K Surendran, a BJP leader contesting elections this year from the Pathanamthitta constituency, has had around 250 cases slapped against him in the wake of the Sabarimala ruling. The party’s state president, PS Sreedharan Pillai, even termed the issue “a golden opportunity,” a statement for which he was booked by the police.
However, what the BJP is up against are two formidable alliances.
“Sabarimala is not such a big issue but it is the only plank on which the BJP is trying to fight elections and is trying to swing the votes away from the ruling LDF,” said Sebastian Paul, a former Left-backed parliamentarian from Kerala.
The Left, led by chief minister Pinarayi Vijayan, rules Kerala, and hopes to offer a counter to the BJP’s Hindu religious plank and the UDF’s factionalism.
The Congress-led alliance’s stand, on the other hand, is a little ambivalent.

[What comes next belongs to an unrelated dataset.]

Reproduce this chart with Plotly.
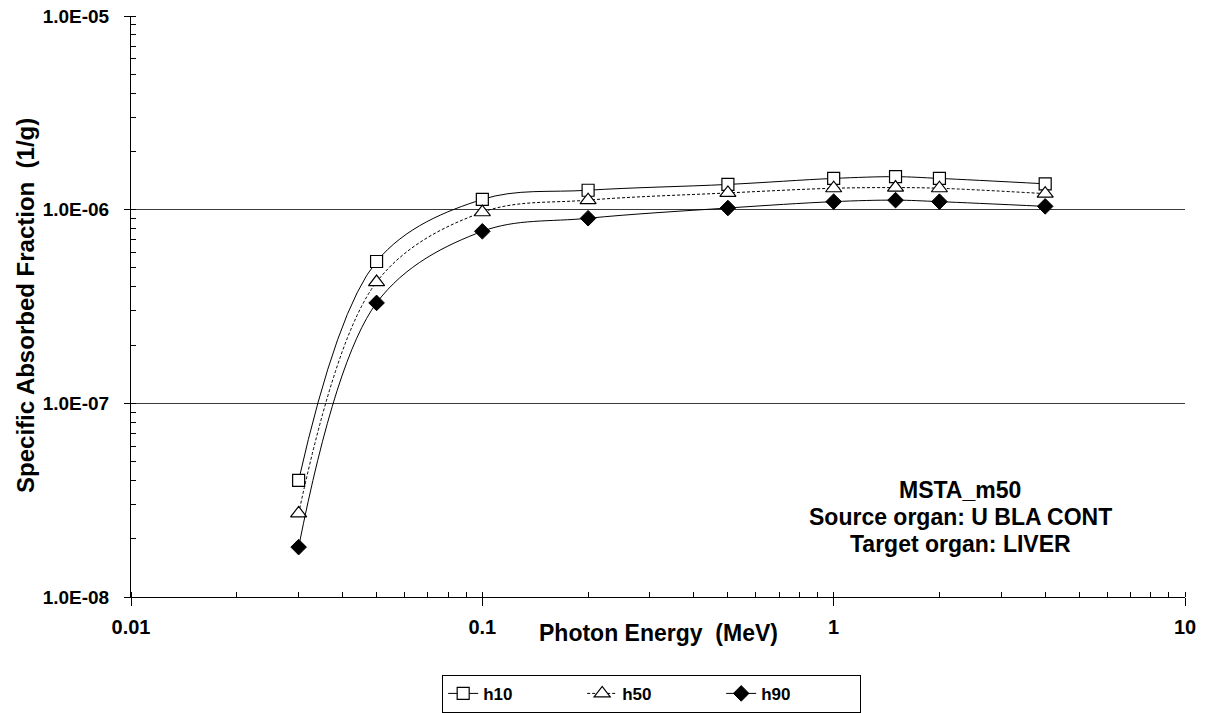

“We don’t want to be raising this issue, but since the BJP is, and the Left parties are also defending themselves, we cannot come across as ignoring the Hindu population and their sentiments. We have to talk about it,” said a senior UDF leader.
Why Kerala is key
Traditionally, religion has rarely played a role in the politics of the state, which prides itself over achievements in areas such as education, gender ratio, social equality, and law and order. Kerala has consistently been ranked among the top for its social development indices, irrespective of which political outfit holds the reins. Even following the catastrophic floods of 2018, the state stood apart for the way the disaster was handled by the state machinery and the civil society.
Of its 31.8 million people, 55% are Hindus, 27% Muslims, and around 18% Christians. Yet, the state has rarely witnessed religious polarisation or consolidation politically. Sabarimala, though, could change all that.
While it is a lightweight compared to other large states when it comes to the number of members of parliament it elects, Kerala’s 20 national lawmakers could be key if neither of the national alliances clinches a majority in the election.
As Kerala heads for the polls on April 23, the political fabric of the state is at stake.